*What is expected*:
Copy every line in the records below that contains the word "this".

*Supplied material*:
################
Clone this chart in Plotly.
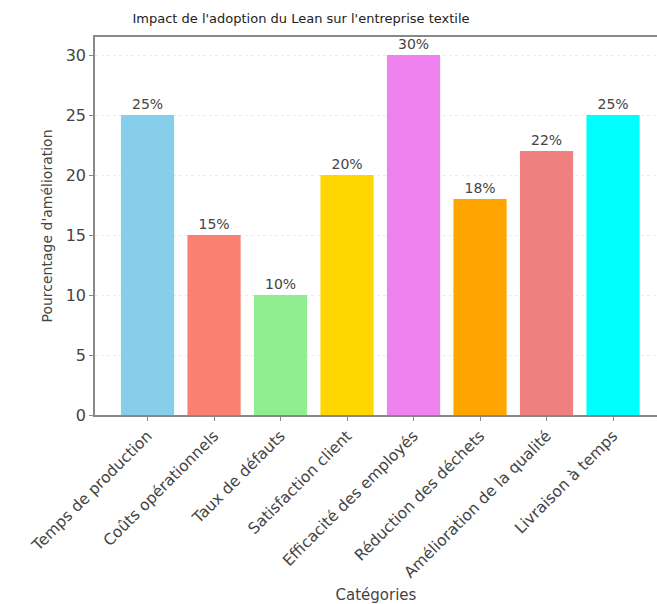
import plotly.graph_objects as go

categories = [
    "Temps de production",
    "Coûts opérationnels",
    "Taux de défauts",
    "Satisfaction client",
    "Efficacité des employés",
    "Réduction des déchets",
    "Amélioration de la qualité",
    "Livraison à temps",
]
improvement = [25, 15, 10, 20, 30, 18, 22, 25]
bar_colors = ["skyblue", "salmon", "lightgreen", "gold", "violet", "orange", "lightcoral", "cyan"]
y_ticks = [0, 5, 10, 15, 20, 25, 30]

FONT = "DejaVu Sans"
TEXT = "#444444"

fig = go.Figure(
    go.Bar(
        x=list(range(len(categories))),
        y=improvement,
        marker=dict(color=bar_colors, line=dict(width=0)),
        width=0.8,
        text=[f"{v}%" for v in improvement],
        textposition="outside",
        cliponaxis=False,
        textfont=dict(family=FONT, size=14, color=TEXT),
    )
)

fig.update_layout(
    width=657,
    height=604,
    margin=dict(l=95, r=0, t=37, b=189),
    plot_bgcolor="white",
    paper_bgcolor="white",
    showlegend=False,
    font=dict(family=FONT, size=13, color=TEXT),
    title=dict(
        text="Impact de l'adoption du Lean sur l'entreprise textile",
        x=301 / 657,
        xanchor="center",
        y=1 - 18 / 604,
        yanchor="middle",
        font=dict(family=FONT, size=13, color="#222"),
    ),
)

fig.update_xaxes(
    tickmode="array",
    tickvals=list(range(len(categories))),
    ticktext=categories,
    tickangle=-45,
    range=[-0.79, -0.79 + 562 / 66.5],
    automargin=False,
    showline=True,
    linecolor="#888",
    linewidth=1.5,
    mirror=True,
    ticks="outside",
    ticklen=4,
    tickcolor="#888",
    showgrid=False,
    tickfont=dict(family=FONT, size=15.5, color=TEXT),
    title=dict(text="Catégories", standoff=10, font=dict(family=FONT, size=15, color=TEXT)),
)

fig.update_yaxes(
    range=[0, 31.5],
    tickmode="array",
    tickvals=y_ticks,
    automargin=False,
    showline=True,
    linecolor="#888",
    linewidth=1.5,
    ticks="outside",
    ticklen=4,
    tickcolor="#888",
    showgrid=True,
    gridcolor="#ececec",
    griddash="dot",
    zeroline=False,
    tickfont=dict(family=FONT, size=16, color=TEXT),
    title=dict(text="Pourcentage d'amélioration", standoff=10, font=dict(family=FONT, size=14, color=TEXT)),
)

fig.write_html("out.html")
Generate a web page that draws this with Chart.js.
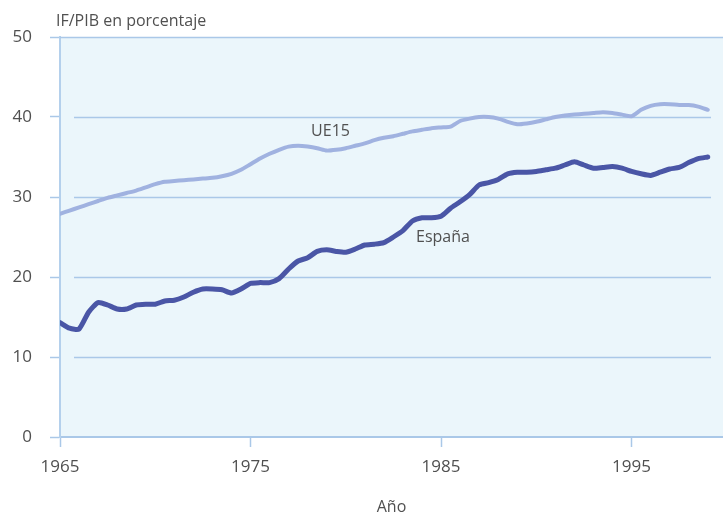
################
*Correct output*:
Clone this chart in Plotly.
Generate a web page that draws this with Chart.js.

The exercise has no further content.